Pour finir sur le thème du Travail, je veux évoquer un sujet qui peut paraître moins prioritaire mais qui préoccupe nombreux d’entre vous, la rémunération des temps de trajet. Ma conviction est qu’il appartient aux partenaires sociaux de préciser la portée des indemnités conventionnelles de trajet, de manière à clarifier les conditions de leur éventuel cumul ou non avec la rémunération du temps de trajet. Sur le sujet, je vous invite à poursuivre les travaux déjà bien engagés avec la Direction Générale du Travail, qui est sensibilisée sur le sujet.

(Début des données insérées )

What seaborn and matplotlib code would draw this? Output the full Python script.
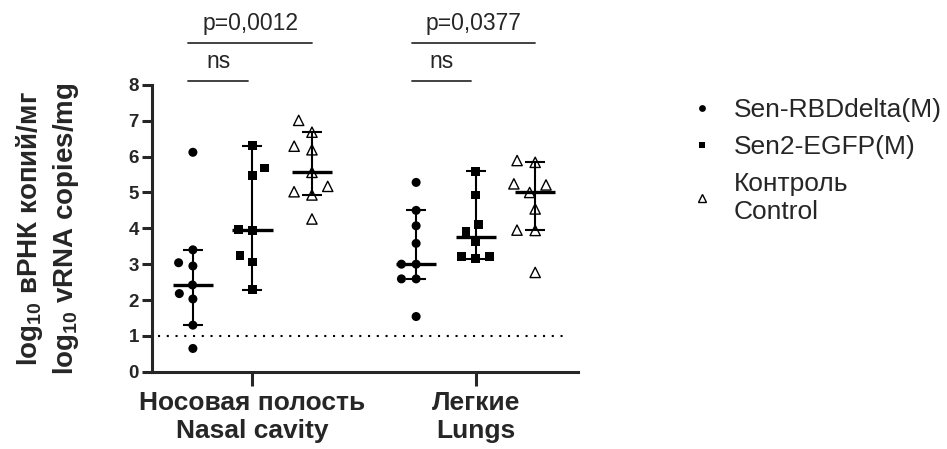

4. Je voudrais enfin évoquer les sujets, particulièrement importants dans votre secteur, de la formation et de l’orientation Vous le savez, le service public de l’orientation est en cours de réforme dans le cadre de la loi pour la refondation de l’école de la République actuellement en cours de discussion parlementaire. Cette réforme répondra à plusieurs des attentes que vous avez exprimée Monsieur le Président. Nous souhaitons un Service Public de l’Orientation tout au long de la vie, individualisé, plus centré sur la découverte du monde économique et professionnel, et ouvert à tous ceux qui peuvent y contribuer, y compris les acteurs professionnels eux- mêmes. Cette réforme constitue pour l’artisanat du Bâtiment une véritable opportunité avec l’ouverture aux chambres des métiers et de l’artisanat. Je vous appelle dans ce cadre à vous mobiliser pour faire entendre vos attentes, vos spécificités et faire valoir les attraits de vos métiers. Je terminerai en évoquant un sujet qui, je le sais, vous tient particulièrement à coeur. Je veux parler de l’apprentissage. Il représente dans votre secteur d’activité bien plus qu’une modalité contractuelle, c’est une nécessité et une voie privilégiée d’accès à la vie professionnelle pour les jeunes.
Dès lors, je sais que nous partageons la même ambition : conforter et même développer l’apprentissage. J’aurai besoin de vous pour atteindre l’objectif élevé mais réaliste que nous nous sommes donné : 500 000 apprentis en 2017. Dans les prochains mois, ma responsabilité sera de mettre en place les conditions de notre réussite collective. C’est pourquoi l’apprentissage sera au coeur de la loi relative à la formation professionnelle que je présenterai d’ici la fin de l’année. Elle sera précédée bien sur par une négociation interprofessionnelle mais s’appuiera également sur une large concertation avec les acteurs professionnels, déjà entamée par Thierry Repentin, et qui mobilisera en particulier ceux qui, comme vous, recourent fortement à l’alternance. Je peux déjà vous en livrer quelques grands axes en matière d’apprentissage : flécher une part plus importante de la taxe vers l’apprentissage lui-même, renforcer l’équité dans la répartition de la taxe pour préserver et développer les premiers niveaux de qualification et s’attaquer aux disparités régionales en matière de moyens de fonctionnement des CFA, et mieux cibler les aides à l’apprentissage. Voilà ce que je souhaitais vous dire en espérant que ce vaste tour d’horizon aura permis de répondre à vos principales interrogations. Le dialogue entre nous a de toute façon vocation à se poursuivre, dans le cadre du comité interministériel d’accompagnement du secteur du Bâtiment bien sur, mais également dans les échanges réguliers que vous aurez avec mes services dont les portes sont plus que jamais ouvertes. Je vous souhaite une excellente et fructueuse fin d’Assemblée Générale.